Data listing
=====

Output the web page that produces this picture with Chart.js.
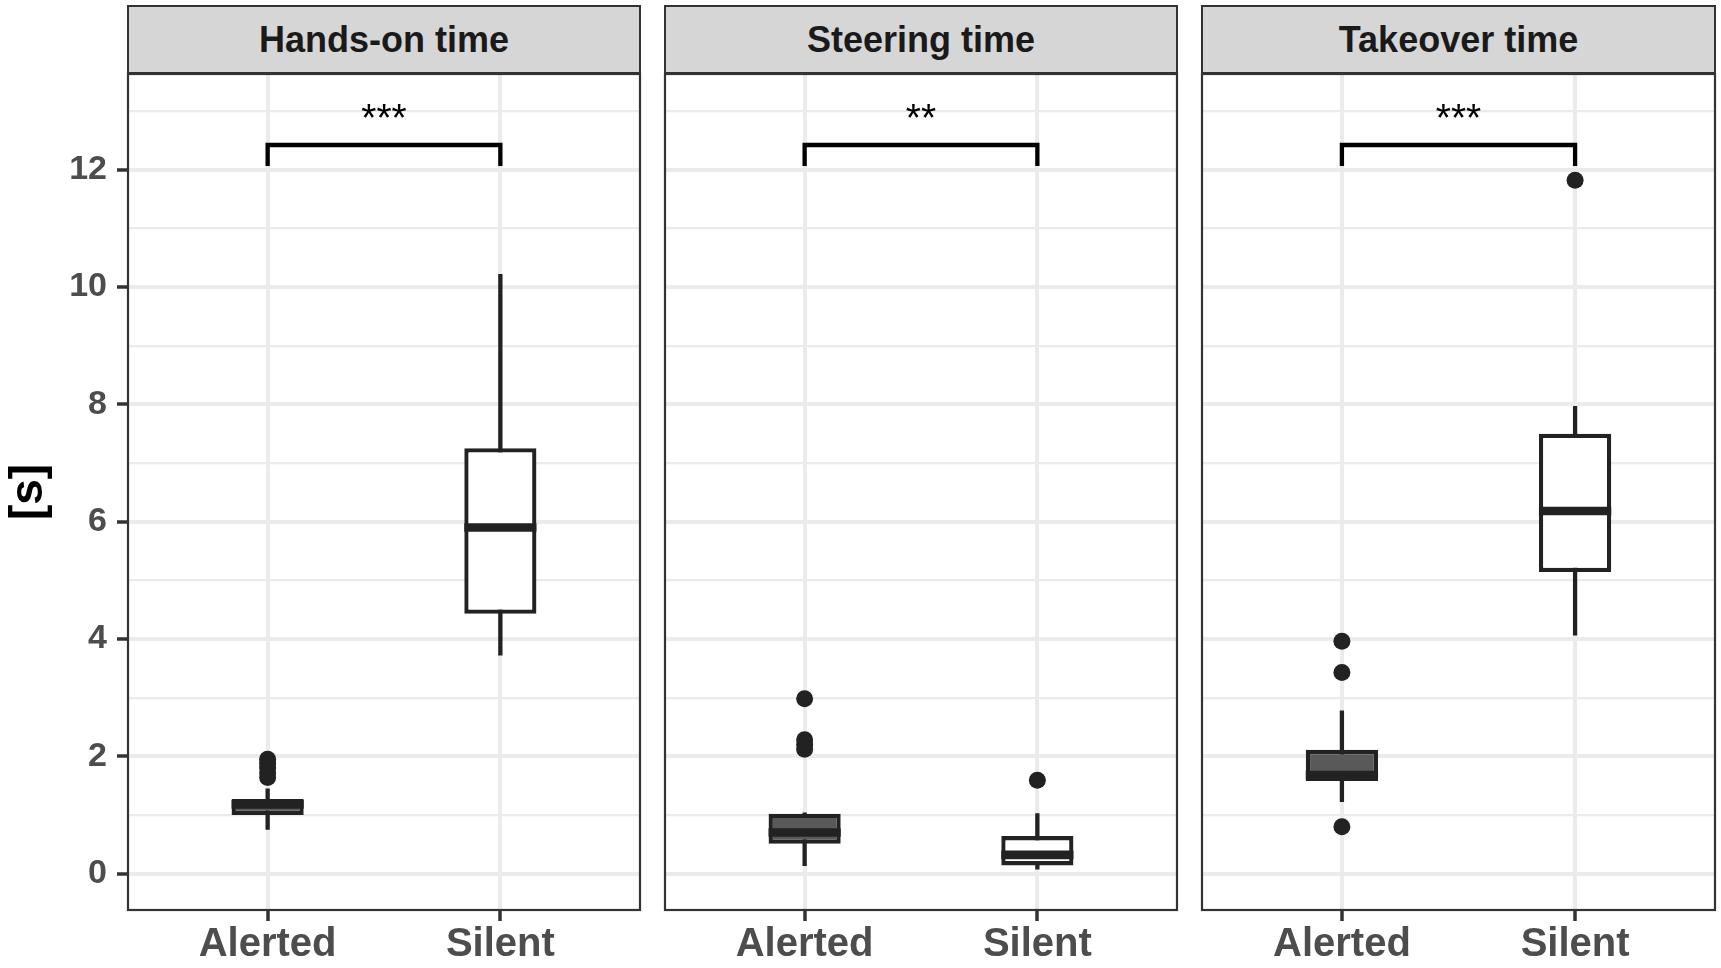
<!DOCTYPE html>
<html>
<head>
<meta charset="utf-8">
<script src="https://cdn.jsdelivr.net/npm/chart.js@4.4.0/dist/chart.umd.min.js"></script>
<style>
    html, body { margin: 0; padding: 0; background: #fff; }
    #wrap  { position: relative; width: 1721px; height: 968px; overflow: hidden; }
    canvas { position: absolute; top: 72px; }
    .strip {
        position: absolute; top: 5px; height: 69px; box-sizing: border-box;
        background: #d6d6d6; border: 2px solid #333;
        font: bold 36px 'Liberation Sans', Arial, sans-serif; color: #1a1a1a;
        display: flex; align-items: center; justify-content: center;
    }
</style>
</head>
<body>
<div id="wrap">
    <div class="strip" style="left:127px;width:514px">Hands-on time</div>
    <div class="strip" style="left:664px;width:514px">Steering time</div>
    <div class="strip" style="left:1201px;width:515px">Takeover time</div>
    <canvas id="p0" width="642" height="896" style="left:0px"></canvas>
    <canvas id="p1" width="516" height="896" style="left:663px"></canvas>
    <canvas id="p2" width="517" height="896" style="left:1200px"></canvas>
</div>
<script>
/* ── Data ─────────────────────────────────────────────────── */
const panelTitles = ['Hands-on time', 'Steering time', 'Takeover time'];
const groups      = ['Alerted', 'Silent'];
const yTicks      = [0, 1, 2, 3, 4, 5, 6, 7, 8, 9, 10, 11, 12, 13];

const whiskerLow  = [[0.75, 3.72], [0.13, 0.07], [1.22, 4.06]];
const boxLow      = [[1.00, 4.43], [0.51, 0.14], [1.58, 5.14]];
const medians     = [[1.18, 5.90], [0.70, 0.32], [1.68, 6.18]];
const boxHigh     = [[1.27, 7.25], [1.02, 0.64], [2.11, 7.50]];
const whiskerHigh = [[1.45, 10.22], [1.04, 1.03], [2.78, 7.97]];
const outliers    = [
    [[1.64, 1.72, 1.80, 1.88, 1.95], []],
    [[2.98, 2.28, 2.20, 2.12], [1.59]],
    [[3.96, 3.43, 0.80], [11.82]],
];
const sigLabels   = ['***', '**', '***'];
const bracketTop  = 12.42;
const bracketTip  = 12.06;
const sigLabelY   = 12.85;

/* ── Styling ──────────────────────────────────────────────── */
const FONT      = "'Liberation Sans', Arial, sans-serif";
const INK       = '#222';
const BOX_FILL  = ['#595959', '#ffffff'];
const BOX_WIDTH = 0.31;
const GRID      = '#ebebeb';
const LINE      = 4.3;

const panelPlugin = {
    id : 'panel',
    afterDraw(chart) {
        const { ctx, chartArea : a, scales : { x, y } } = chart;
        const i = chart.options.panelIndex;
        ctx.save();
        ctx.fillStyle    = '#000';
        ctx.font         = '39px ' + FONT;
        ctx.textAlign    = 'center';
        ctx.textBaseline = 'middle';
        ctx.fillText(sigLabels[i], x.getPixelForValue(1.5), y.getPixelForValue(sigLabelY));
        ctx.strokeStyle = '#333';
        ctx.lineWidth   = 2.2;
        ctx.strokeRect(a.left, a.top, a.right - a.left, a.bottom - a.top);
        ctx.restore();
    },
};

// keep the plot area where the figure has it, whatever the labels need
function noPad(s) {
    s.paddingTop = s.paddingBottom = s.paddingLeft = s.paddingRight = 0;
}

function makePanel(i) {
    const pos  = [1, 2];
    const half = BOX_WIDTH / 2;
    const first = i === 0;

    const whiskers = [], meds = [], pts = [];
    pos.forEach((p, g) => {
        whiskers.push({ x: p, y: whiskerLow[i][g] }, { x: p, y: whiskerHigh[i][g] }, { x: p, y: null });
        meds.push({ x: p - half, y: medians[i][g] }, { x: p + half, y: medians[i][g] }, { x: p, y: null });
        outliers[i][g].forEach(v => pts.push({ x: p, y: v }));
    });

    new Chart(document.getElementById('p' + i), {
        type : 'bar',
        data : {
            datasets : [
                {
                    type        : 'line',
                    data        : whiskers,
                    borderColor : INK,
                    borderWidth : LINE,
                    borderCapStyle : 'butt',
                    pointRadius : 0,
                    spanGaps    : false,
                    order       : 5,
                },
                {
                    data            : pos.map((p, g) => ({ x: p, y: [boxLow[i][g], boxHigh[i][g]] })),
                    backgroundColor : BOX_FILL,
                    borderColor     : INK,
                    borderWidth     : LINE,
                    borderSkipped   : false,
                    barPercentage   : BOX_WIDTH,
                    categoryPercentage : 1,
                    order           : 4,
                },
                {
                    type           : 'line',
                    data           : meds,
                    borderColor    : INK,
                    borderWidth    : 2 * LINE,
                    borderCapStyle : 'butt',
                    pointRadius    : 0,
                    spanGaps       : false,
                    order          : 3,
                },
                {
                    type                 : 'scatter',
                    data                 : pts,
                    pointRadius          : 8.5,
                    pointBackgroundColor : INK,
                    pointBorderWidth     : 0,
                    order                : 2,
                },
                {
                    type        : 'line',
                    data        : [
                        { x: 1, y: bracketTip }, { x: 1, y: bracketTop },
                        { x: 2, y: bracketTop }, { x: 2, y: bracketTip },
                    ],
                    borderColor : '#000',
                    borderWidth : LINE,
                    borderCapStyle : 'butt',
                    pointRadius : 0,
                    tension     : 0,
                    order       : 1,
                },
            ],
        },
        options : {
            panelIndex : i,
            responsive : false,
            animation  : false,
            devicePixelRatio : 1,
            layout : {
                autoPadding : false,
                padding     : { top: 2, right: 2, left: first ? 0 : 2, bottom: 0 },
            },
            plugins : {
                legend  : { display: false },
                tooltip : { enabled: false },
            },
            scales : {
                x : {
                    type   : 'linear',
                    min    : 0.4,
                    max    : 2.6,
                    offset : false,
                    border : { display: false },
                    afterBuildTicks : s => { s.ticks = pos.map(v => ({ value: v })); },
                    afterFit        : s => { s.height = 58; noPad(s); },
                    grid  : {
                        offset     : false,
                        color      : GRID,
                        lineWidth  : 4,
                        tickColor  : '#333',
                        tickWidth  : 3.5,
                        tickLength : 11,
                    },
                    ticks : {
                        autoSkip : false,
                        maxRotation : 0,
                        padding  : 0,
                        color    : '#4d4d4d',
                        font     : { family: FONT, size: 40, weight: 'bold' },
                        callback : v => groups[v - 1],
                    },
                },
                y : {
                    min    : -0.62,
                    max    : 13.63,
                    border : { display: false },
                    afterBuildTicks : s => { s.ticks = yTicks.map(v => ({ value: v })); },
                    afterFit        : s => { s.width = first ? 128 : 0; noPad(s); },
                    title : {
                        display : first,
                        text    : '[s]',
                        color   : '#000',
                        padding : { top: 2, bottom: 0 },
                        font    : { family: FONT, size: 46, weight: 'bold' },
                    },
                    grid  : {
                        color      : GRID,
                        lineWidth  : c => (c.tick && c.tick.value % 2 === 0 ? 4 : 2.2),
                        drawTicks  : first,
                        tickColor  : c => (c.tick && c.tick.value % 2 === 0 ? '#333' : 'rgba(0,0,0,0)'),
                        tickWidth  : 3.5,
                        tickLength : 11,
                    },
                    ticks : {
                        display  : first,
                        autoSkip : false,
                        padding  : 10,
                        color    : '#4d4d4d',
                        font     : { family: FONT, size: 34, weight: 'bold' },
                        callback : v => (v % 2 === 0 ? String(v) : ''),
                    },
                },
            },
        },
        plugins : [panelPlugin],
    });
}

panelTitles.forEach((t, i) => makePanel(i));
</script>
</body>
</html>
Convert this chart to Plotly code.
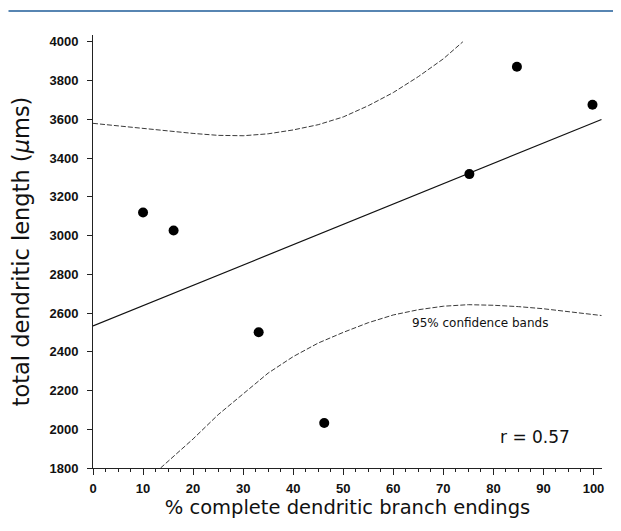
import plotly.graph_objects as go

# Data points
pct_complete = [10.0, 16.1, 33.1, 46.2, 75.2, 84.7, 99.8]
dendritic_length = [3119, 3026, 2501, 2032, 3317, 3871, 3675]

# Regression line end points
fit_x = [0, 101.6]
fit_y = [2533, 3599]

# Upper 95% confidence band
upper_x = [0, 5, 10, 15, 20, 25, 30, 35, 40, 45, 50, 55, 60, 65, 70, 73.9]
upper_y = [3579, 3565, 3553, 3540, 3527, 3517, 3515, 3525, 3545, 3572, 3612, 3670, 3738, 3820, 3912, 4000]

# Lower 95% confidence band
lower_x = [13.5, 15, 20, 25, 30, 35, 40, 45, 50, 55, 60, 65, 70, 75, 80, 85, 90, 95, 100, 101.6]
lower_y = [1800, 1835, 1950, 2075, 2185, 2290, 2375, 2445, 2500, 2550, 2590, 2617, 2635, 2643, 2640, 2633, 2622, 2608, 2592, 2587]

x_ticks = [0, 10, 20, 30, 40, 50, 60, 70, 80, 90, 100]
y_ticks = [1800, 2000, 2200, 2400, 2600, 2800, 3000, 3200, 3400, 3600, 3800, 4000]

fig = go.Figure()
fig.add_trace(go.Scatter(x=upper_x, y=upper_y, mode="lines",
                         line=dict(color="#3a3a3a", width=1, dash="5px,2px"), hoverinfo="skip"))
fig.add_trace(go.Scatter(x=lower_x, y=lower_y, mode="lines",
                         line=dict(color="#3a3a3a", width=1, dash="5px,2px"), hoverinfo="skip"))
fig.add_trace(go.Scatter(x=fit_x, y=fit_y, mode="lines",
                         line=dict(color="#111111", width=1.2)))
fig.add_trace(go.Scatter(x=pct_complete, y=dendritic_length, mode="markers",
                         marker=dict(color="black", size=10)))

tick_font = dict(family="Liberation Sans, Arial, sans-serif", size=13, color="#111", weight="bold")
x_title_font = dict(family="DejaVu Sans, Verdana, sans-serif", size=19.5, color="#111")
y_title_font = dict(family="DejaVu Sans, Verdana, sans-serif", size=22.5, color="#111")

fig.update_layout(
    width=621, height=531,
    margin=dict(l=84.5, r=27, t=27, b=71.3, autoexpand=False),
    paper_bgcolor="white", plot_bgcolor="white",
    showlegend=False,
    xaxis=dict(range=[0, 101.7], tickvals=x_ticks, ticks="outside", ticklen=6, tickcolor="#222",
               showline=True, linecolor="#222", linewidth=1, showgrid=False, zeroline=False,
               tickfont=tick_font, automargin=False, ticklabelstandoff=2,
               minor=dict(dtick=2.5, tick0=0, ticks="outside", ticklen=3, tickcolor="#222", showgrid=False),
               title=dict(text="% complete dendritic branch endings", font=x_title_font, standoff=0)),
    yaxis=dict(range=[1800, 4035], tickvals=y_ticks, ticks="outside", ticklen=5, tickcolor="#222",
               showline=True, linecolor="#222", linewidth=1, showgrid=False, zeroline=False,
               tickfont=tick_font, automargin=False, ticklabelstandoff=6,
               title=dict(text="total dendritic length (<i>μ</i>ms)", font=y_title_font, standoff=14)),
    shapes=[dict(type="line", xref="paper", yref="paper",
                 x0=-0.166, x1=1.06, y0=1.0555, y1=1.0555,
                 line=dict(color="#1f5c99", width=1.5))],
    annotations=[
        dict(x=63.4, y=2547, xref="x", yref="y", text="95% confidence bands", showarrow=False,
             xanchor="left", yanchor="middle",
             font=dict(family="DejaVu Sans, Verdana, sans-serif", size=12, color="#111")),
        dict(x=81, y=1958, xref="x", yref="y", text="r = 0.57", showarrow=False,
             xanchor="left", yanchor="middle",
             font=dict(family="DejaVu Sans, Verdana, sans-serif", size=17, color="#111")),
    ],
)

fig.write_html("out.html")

=====

- [TO BE DONE] Copy the listing above exactly, but only from the line with "Convert this chart to Plotly code." through the line with "3600, 3800, 4000]", including those two lines and excluding any picture.

- [WRITTEN RESPONSE]
Convert this chart to Plotly code.
import plotly.graph_objects as go

# Data points
pct_complete = [10.0, 16.1, 33.1, 46.2, 75.2, 84.7, 99.8]
dendritic_length = [3119, 3026, 2501, 2032, 3317, 3871, 3675]

# Regression line end points
fit_x = [0, 101.6]
fit_y = [2533, 3599]

# Upper 95% confidence band
upper_x = [0, 5, 10, 15, 20, 25, 30, 35, 40, 45, 50, 55, 60, 65, 70, 73.9]
upper_y = [3579, 3565, 3553, 3540, 3527, 3517, 3515, 3525, 3545, 3572, 3612, 3670, 3738, 3820, 3912, 4000]

# Lower 95% confidence band
lower_x = [13.5, 15, 20, 25, 30, 35, 40, 45, 50, 55, 60, 65, 70, 75, 80, 85, 90, 95, 100, 101.6]
lower_y = [1800, 1835, 1950, 2075, 2185, 2290, 2375, 2445, 2500, 2550, 2590, 2617, 2635, 2643, 2640, 2633, 2622, 2608, 2592, 2587]

x_ticks = [0, 10, 20, 30, 40, 50, 60, 70, 80, 90, 100]
y_ticks = [1800, 2000, 2200, 2400, 2600, 2800, 3000, 3200, 3400, 3600, 3800, 4000]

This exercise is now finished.